Letter to the Editor: Reconsider no-dogs regulation

The Delaware Department of Health and Social Services (DHSS), Division of Public Health (DPH), has recently started paying increased attention to an existing state regulation that bars dogs from restaurants, including outdoor seating areas.

The Delaware Food Code (Chapter 6, Section 501.115) prohibits pets, except for service animals, in food establishments. In a recent e-mailed response to me, DHSS Secretary Chief Policy Adviser Kiki Evinger wrote: “To date, inspectors have not strictly enforced the outdoor portion of the food code, and will continue that practice until discussions around the policies associated with this issue have taken place.”

In the same response, Ms. Evinger cited the potential health and safety risks of dining with dogs, including the transmission of pathogens, fecal contamination, and possible bite risks to patrons.

Health officials are correct. Allowing dogs in outdoor dining areas carries some potential threats. It is also true that patrons who choose to dine outside are already accepting higher risks by exposing themselves to an uncontrolled environment.

Dust and bacteria carried by the wind; contamination from birds and insects; and fumes and particulates from passing traffic are all potential dangers. Well-kept domesticated dogs, who spend nearly every waking moment in the company of their human companions, may present a lower risk than any of these other factors.

Steve Smyk

Given the well-publicized citations recently issued by the DHP for food storage and preparation violations throughout the state, the kitchens of some businesses arguably pose a more substantial hazard to consumer health than anything in the dining areas.

The DPH’s renewed enthusiasm for their dog exclusion regulation runs counter to a national trend.
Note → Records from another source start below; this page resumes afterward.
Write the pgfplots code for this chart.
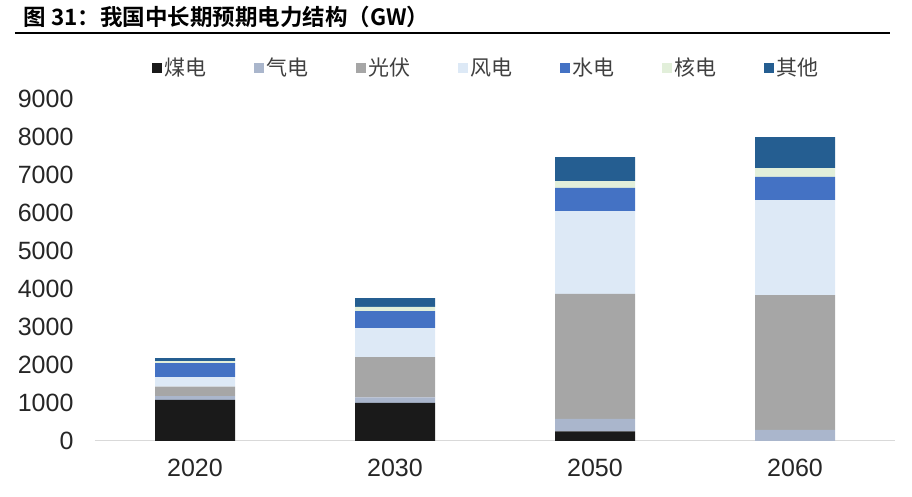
\documentclass[border=0pt]{standalone}
\usepackage{pgfplots}
\pgfplotsset{compat=1.18}
\usepackage{fontspec}
\setmainfont{Liberation Sans}
\newfontfamily\cjk{Noto Sans CJK SC}
\newfontfamily\cjkb{Noto Sans CJK SC Bold}
\definecolor{cCoal}{HTML}{1A1A1A}
\definecolor{cGas}{HTML}{AAB6CC}
\definecolor{cSolar}{HTML}{A6A6A6}
\definecolor{cWind}{HTML}{DDE9F6}
\definecolor{cHydro}{HTML}{4472C4}
\definecolor{cNuc}{HTML}{E2EFDA}
\definecolor{cOther}{HTML}{255E91}
\begin{document}
\begin{tikzpicture}
\begin{axis}[
  scale only axis, width=800pt, height=342pt,
  xmin=-0.5, xmax=3.5, ymin=0, ymax=9000,
  ybar stacked, bar width=80pt,
  xtick={0,1,2,3}, xticklabels={2020,2030,2050,2060},
  ytick={0,1000,...,9000},
  axis x line=bottom, axis y line=left,
  y axis line style={draw=none},
  x axis line style={draw=black!15, line width=1pt, -},
  major tick length=0pt,
  /pgf/number format/assume math mode=true,
  /pgf/number format/1000 sep={},
  tick label style={font=\fontsize{25}{27}\selectfont, text=black!85},
  yticklabel style={xshift=-18pt},
  xticklabel style={yshift=-15pt},
  legend columns=7,
  legend style={at={(0.489,1.091)}, anchor=center, draw=none, fill=none,
    font=\cjk\fontsize{21}{23}\selectfont, text=black!75,
    /tikz/every even column/.append style={column sep=46pt}},
  legend image code/.code={\fill[#1] (0pt,-5pt) rectangle (10pt,5pt);},
]
\addplot[fill=cCoal, draw=none] coordinates {(0,1080) (1,1000) (2,250) (3,0)};
\addplot[fill=cGas, draw=none] coordinates {(0,100) (1,150) (2,330) (3,290)};
\addplot[fill=cSolar, draw=none] coordinates {(0,250) (1,1060) (2,3290) (3,3550)};
\addplot[fill=cWind, draw=none] coordinates {(0,250) (1,760) (2,2180) (3,2500)};
\addplot[fill=cHydro, draw=none] coordinates {(0,370) (1,450) (2,610) (3,610)};
\addplot[fill=cNuc, draw=none] coordinates {(0,50) (1,110) (2,180) (3,230)};
\addplot[fill=cOther, draw=none] coordinates {(0,80) (1,230) (2,630) (3,820)};
\legend{煤电,气电,光伏,风电,水电,核电,其他}
\end{axis}
\node[anchor=west, font=\cjkb\fontsize{22.5}{24}\selectfont] at (-75pt,424pt) {图 31：我国中长期预期电力结构（GW）};
\draw[line width=2pt] (-80pt,408pt) -- (795pt,408pt);
\useasboundingbox (-95pt,-56pt) rectangle (817pt,441pt);
\end{tikzpicture}
\end{document}
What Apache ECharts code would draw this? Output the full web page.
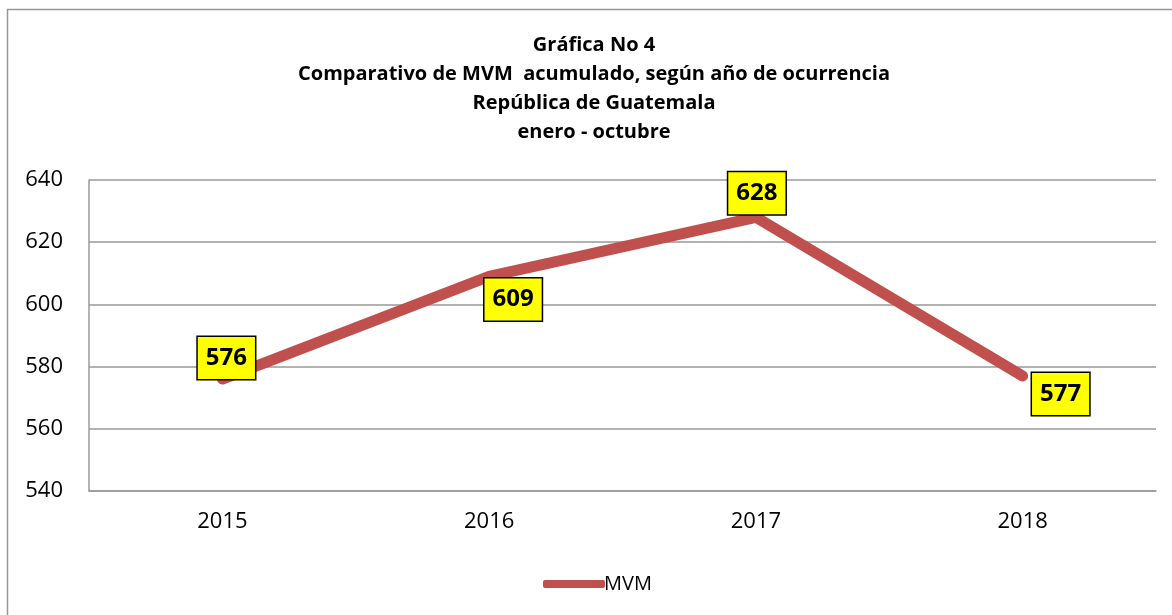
<!DOCTYPE html>
<html>
<head>
<meta charset="utf-8">
<script src="https://cdn.jsdelivr.net/npm/echarts@6/dist/echarts.min.js"></script>
<style>
  html, body { margin: 0; padding: 0; background: #fff; }
  #main { width: 1172px; height: 615px; }
</style>
</head>
<body>
<div id="main"></div>
<script>
// datos
var years = ['2015', '2016', '2017', '2018']
var mvm = [576, 609, 628, 577]
// desplazamiento de cada etiqueta respecto al punto
var labelOffsets = [[4, -21], [24, 23], [1, -24], [38, 18]]
var titleLines = [
  'Gráfica No 4',
  'Comparativo de MVM  acumulado, según año de ocurrencia',
  'República de Guatemala',
  'enero - octubre'
]

var font = '"Open Sans", "Noto Sans", sans-serif'
var gridColor = '#999999'
var lineColor = '#C0504D'

var chart = echarts.init(document.getElementById('main'))

var seriesData = mvm.map(function (v, i) {
  return {
    value: v,
    label: { offset: labelOffsets[i] }
  }
})

var option = {
  backgroundColor: '#fff',
  animation: false,
  textStyle: { fontFamily: font },
  graphic: [
    {
      type: 'rect',
      shape: { x: 7.5, y: 9.5, width: 1200, height: 700 },
      style: { fill: 'none', stroke: '#969696', lineWidth: 1.5 },
      z: -10
    }
  ],
  title: {
    text: titleLines.join('\n'),
    left: 594,
    top: 31,
    padding: 0,
    textAlign: 'center',
    textStyle: {
      fontFamily: font,
      fontSize: 20,
      fontWeight: 'bold',
      lineHeight: 29,
      color: '#000'
    }
  },
  grid: {
    left: 89,
    right: 16,
    top: 180,
    bottom: 124,
    containLabel: false
  },
  legend: {
    data: ['MVM'],
    left: 538,
    top: 569,
    icon: 'roundRect',
    itemWidth: 62,
    itemHeight: 8,
    itemGap: 10,
    textStyle: { fontFamily: font, fontSize: 20, color: '#000', padding: [0, 0, 0, -6] }
  },
  xAxis: {
    type: 'category',
    data: years,
    boundaryGap: true,
    axisTick: { show: false },
    axisLine: { lineStyle: { color: gridColor, width: 1.5 } },
    axisLabel: { color: '#000', fontSize: 22, fontFamily: font, margin: 20 }
  },
  yAxis: {
    type: 'value',
    min: 540,
    max: 640,
    interval: 20,
    axisTick: { show: false },
    axisLine: { show: true, lineStyle: { color: gridColor, width: 1.5 } },
    splitLine: { lineStyle: { color: gridColor, width: 1.5 } },
    axisLabel: { color: '#000', fontSize: 22, fontFamily: font, margin: 26 }
  },
  series: [
    {
      name: 'MVM',
      type: 'line',
      data: seriesData,
      symbol: 'circle',
      symbolSize: 1,
      showSymbol: true,
      itemStyle: { color: lineColor },
      lineStyle: { color: lineColor, width: 11, cap: 'round', join: 'round' },
      label: {
        show: true,
        position: 'inside',
        align: 'center',
        verticalAlign: 'middle',
        fontFamily: font,
        fontSize: 24,
        fontWeight: 'bold',
        lineHeight: 26,
        color: '#000',
        backgroundColor: '#FFFF00',
        borderColor: '#000',
        borderWidth: 1.5,
        padding: [8, 8, 8, 8]
      },
      emphasis: { disabled: true },
      z: 3
    }
  ]
}

chart.setOption(option)
</script>
</body>
</html>
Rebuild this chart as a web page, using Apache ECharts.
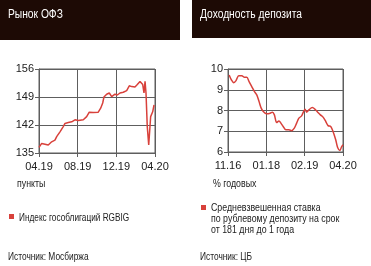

Retailers such as Lowes, Home Depot, Bass Pro Shops, and Ace Hardware are among those businesses increasingly embracing canine guests as part of their marketing strategy.

The DPH has an institutional obligation to protect the public welfare. In this instance, I think the agency can discharge that duty while still providing some flexibility to local businesses and their customers.

I urge the DPH and the Department of Health and Social Services to reconsider the existing regulation. Maintain the dog exclusion in indoor dining areas, but draft new regulatory standards under which eateries with outdoor seating could potentially serve customers in the company of their pets. Delaware restaurateurs should have the option to determine if allowing dogs in all or portions of their outside dining areas best serve their clientele.